Mereka tahu di depan mereka, sudah menunggu tagihan luar biasa besar dan kerugian luar biasa hebat. Tetapi mereka tak mau sedikit pun menyepelekan pandemi.
Hebatnya, dalam situasi-situasi super berat seperti ini, mereka berhasil menggelar acara olahraga terbesar di dunia dalam gelembung olahraga yang skalanya ratusan atau mungkin ribuan kali lebih besar daripada gelembung-gelembung olahraga lain, termasuk NBA di AS pada 2020.
Harmoni segalanya
Mereka sebaliknya telah membuat acara olahraga paling kolosal sejagat ini digelar dengan aman sekali ketika terus diintip pandemi yang merajalela di mana-mana dan varian baru virus corona yang tak meneror dunia.
Indikasinya terlihat dari sangat rendahnya angka infeksi di arena Olimpiade, yang hanya 0,01 persen.
Semua acara Olimpiade pun mulus digelar nyaris tanpa gangguan dan keluhan, sekalipun di bawah protokol kesehatan super ketat yang di antaranya mengharuskan atlet tetap dalam gelembung Olimpiade dan segera pulang ke negerinya begitu menyelesaikan kompetisi.
Tak heran Chef de mission Australia Ian Chesterman saja memuji Jepang dan bahkan akan menggunakan Olimpiade Tokyo sebagai peta jalan untuk Olimpiade Brisbane 2032.
Dia memuji daya tahan dan keterampilan Jepang dalam mengorganisasikan acara super besar ini, sampai dia memberi angka “11 untuk nilai maksimal 10" kepada Jepang.
"Tokyo sudah jelas menunjukkan organisasi dan komitmen yang hebat serta memberikan peta jalan ke depan yang lebih baik ketimbang yang kami hasilkan dari Rio (2016). Kita berterima kasih banyak kepada Jepang yang sudah menunaikan tugas yang luar biasa besar ini sehingga semua terwujud."
Padahal, mengutip Chesterman, ini bukan Olimpiade yang dimaui Jepang. Namun mereka tetap melakukannya dengan luar biasa baik sehingga para atlet pun menikmatinya.
Dan ketika Olimpiade Tokyo 2020 ditutup, mereka pun melakukannya dengan indah, santai, hangat, riang, meskipun tetap berbalut optimisme dan selimut kebanggaan nasional yang tebal sekali.
Atmosfer itu berbalikkan dengan suasana terkungkung protokol kesehatan selagi atlet berkompetisi, seolah ingin mengatakan protokol yang ketat itu juga demi kegembiraan dan kebahagiaan itu.

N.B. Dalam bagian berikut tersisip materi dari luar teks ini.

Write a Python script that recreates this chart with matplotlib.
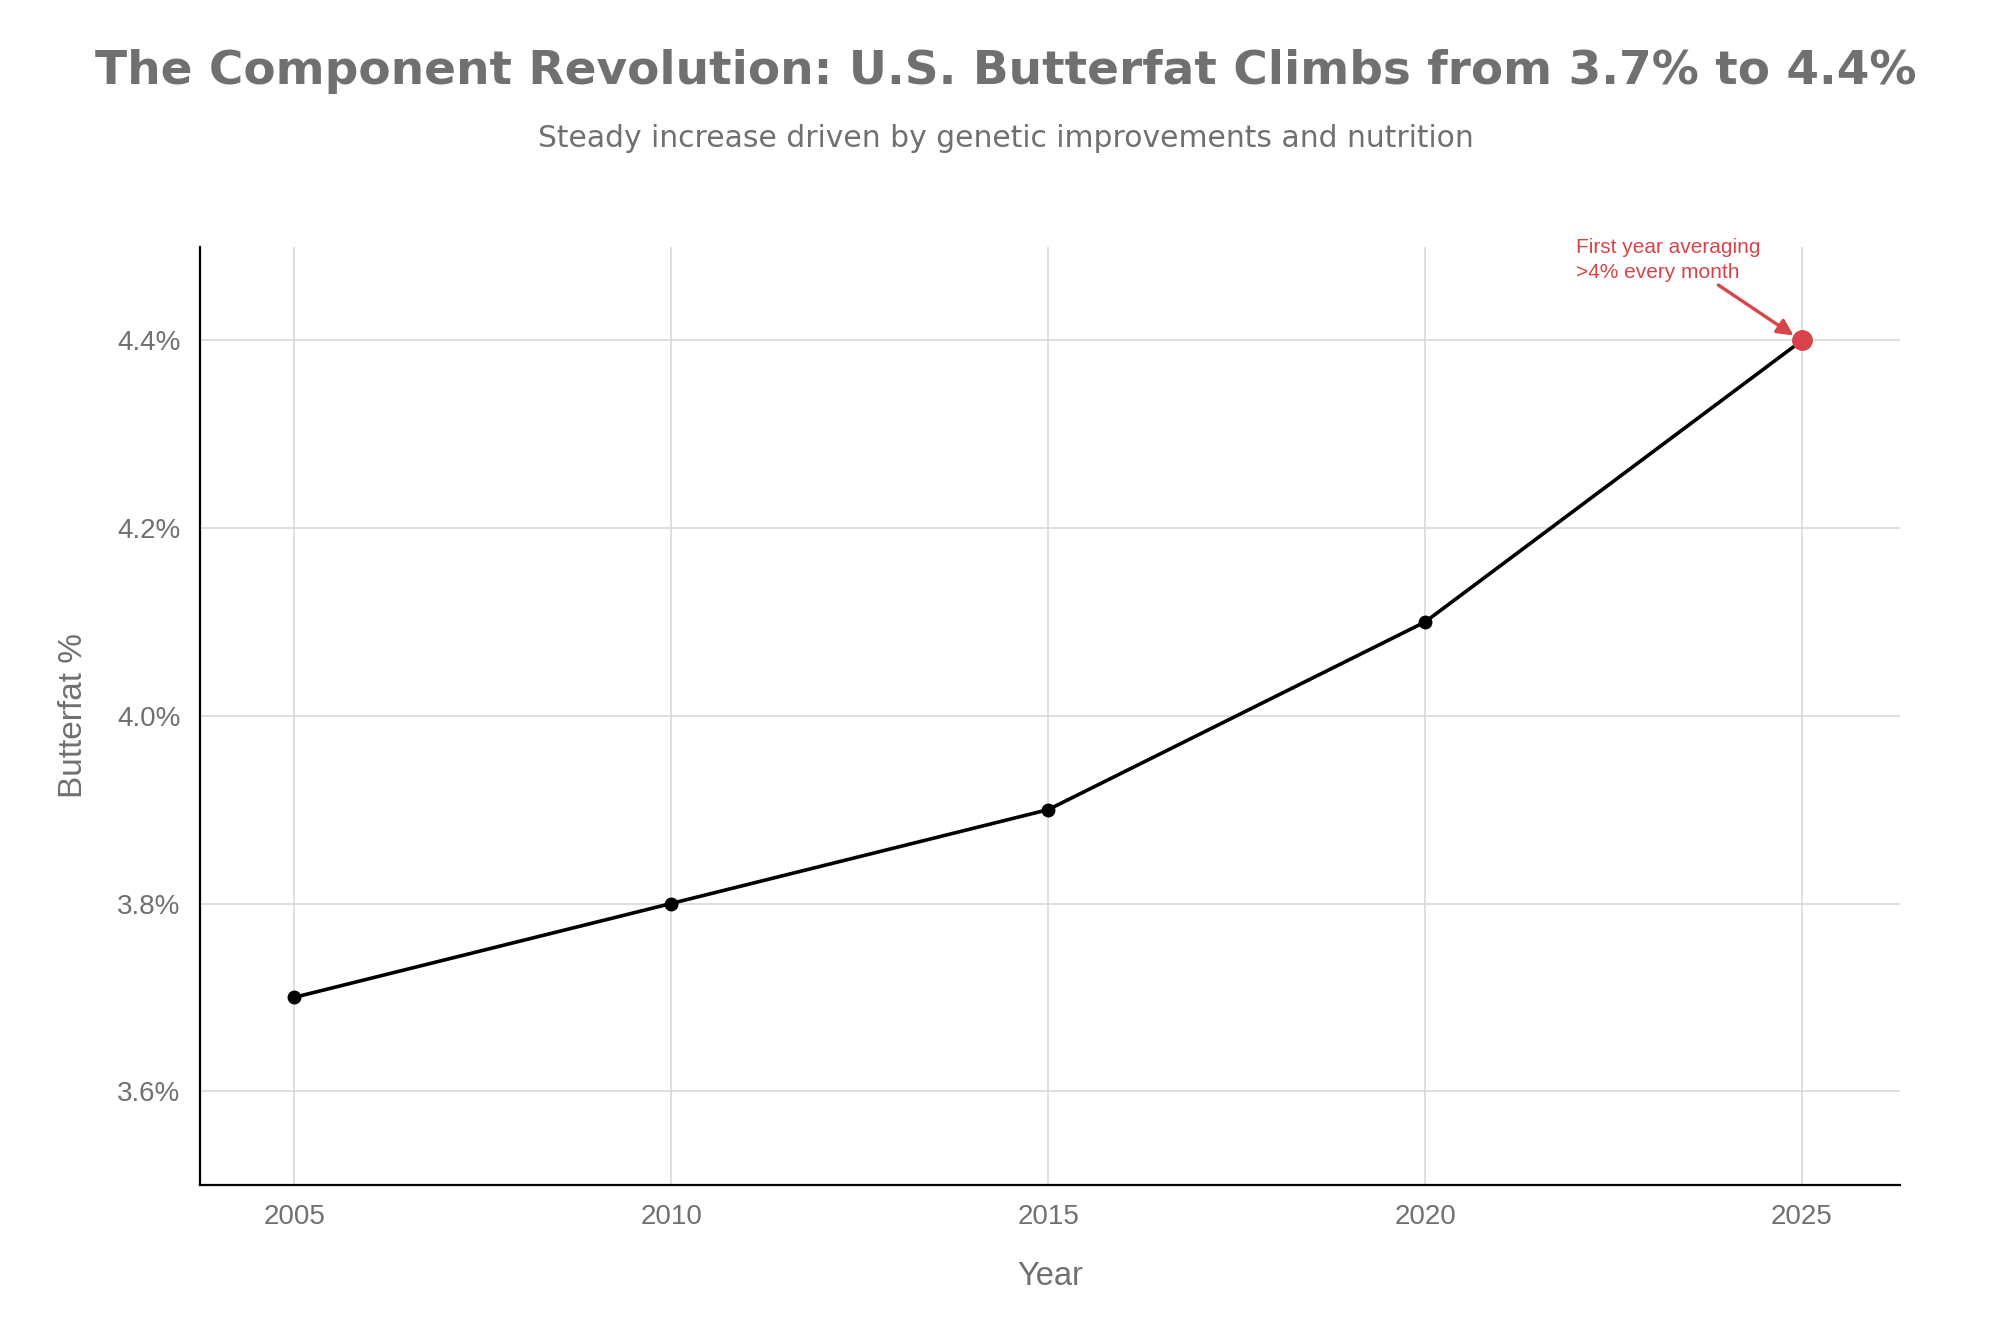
import matplotlib.pyplot as plt
from matplotlib.ticker import FuncFormatter

years = [2005, 2010, 2015, 2020, 2025]
butterfat = [3.7, 3.8, 3.9, 4.1, 4.4]
y_ticks = [3.6, 3.8, 4.0, 4.2, 4.4]

grey = '#707070'
red = '#d9434a'
tick_font = 'Liberation Sans'

fig = plt.figure(figsize=(20, 13.33), dpi=100)
ax = fig.add_axes([0.1, 0.111, 0.850, 0.704])

ax.plot(years, butterfat, color='black', lw=2.6, marker='o', markersize=9, zorder=3)
ax.plot(years[-1], butterfat[-1], 'o', color=red, markersize=14, zorder=4)

ax.annotate('First year averaging\n>4% every month',
            xy=(years[-1] - 0.05, butterfat[-1] + 0.002),
            xytext=(2022.0, 4.462),
            color=red, fontsize=15, family=tick_font,
            ha='left', va='bottom', linespacing=1.45,
            arrowprops=dict(arrowstyle='-|>', color=red, lw=2.4,
                            mutation_scale=24, shrinkA=0, shrinkB=4,
                            relpos=(0.75, 0.0)),
            annotation_clip=False, zorder=5)

ax.set_xlim(2003.75, 2026.3)
ax.set_ylim(3.5, 4.5)
ax.set_xticks(years)
ax.set_yticks(y_ticks)
ax.yaxis.set_major_formatter(FuncFormatter(lambda v, p: f'{v:.1f}%'))

ax.grid(True, color='#d9d9d9', lw=1.2)
ax.set_axisbelow(True)
for s in ['top', 'right']:
    ax.spines[s].set_visible(False)
for s in ['left', 'bottom']:
    ax.spines[s].set_color('black')
    ax.spines[s].set_linewidth(1.6)

ax.tick_params(axis='both', colors='#d9d9d9', length=0, pad=14)
for lab in ax.get_xticklabels() + ax.get_yticklabels():
    lab.set_color(grey)
    lab.set_fontsize(20)
    lab.set_family(tick_font)

ax.set_xlabel('Year', fontsize=23.5, color=grey, family=tick_font, labelpad=22)
ax.set_ylabel('Butterfat %', fontsize=24, color=grey, family=tick_font, labelpad=20)

fig.text(0.503, 0.946, 'The Component Revolution: U.S. Butterfat Climbs from 3.7% to 4.4%',
         ha='center', va='center', fontsize=33.8, fontweight='bold', color=grey,
         family='DejaVu Sans')
fig.text(0.503, 0.896, 'Steady increase driven by genetic improvements and nutrition',
         ha='center', va='center', fontsize=21.4, color=grey, family='DejaVu Sans')

fig.savefig('out.png', dpi=100, facecolor='white')
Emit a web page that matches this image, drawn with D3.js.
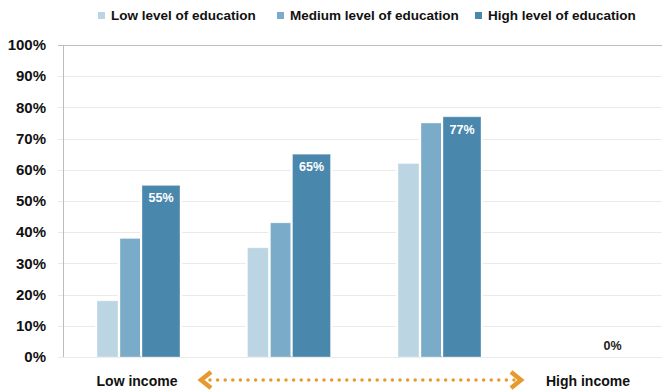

Kegembiraan itu bahkan mereka simbolkan dari tarian modern berlatarkan improvisasi dari karya klasik “Ode to Joy” gubahan komponis besar Ludwig von Beethoven.
Jepang memang beda, selalu ingin memadukan yang tersirat dengan tersurat dan selalu berusaha mengharmonikan segala hal, termasuk modernitas dan tradisi, seperti terlihat baik pada upacara pembukaan maupun penutupan Olimpiade tadi.
Dalam Olimpiade Tokyo, mereka mengharmonikan protokol kesehatan dan kompetisi level tinggi. Hasilnya, Olimpiade yang super-aman, yang super-sehat, tapi tak menghilangkan seru dan agungnya kompetisi olahraga.
Terima kasih Tokyo, terima kasih Jepang.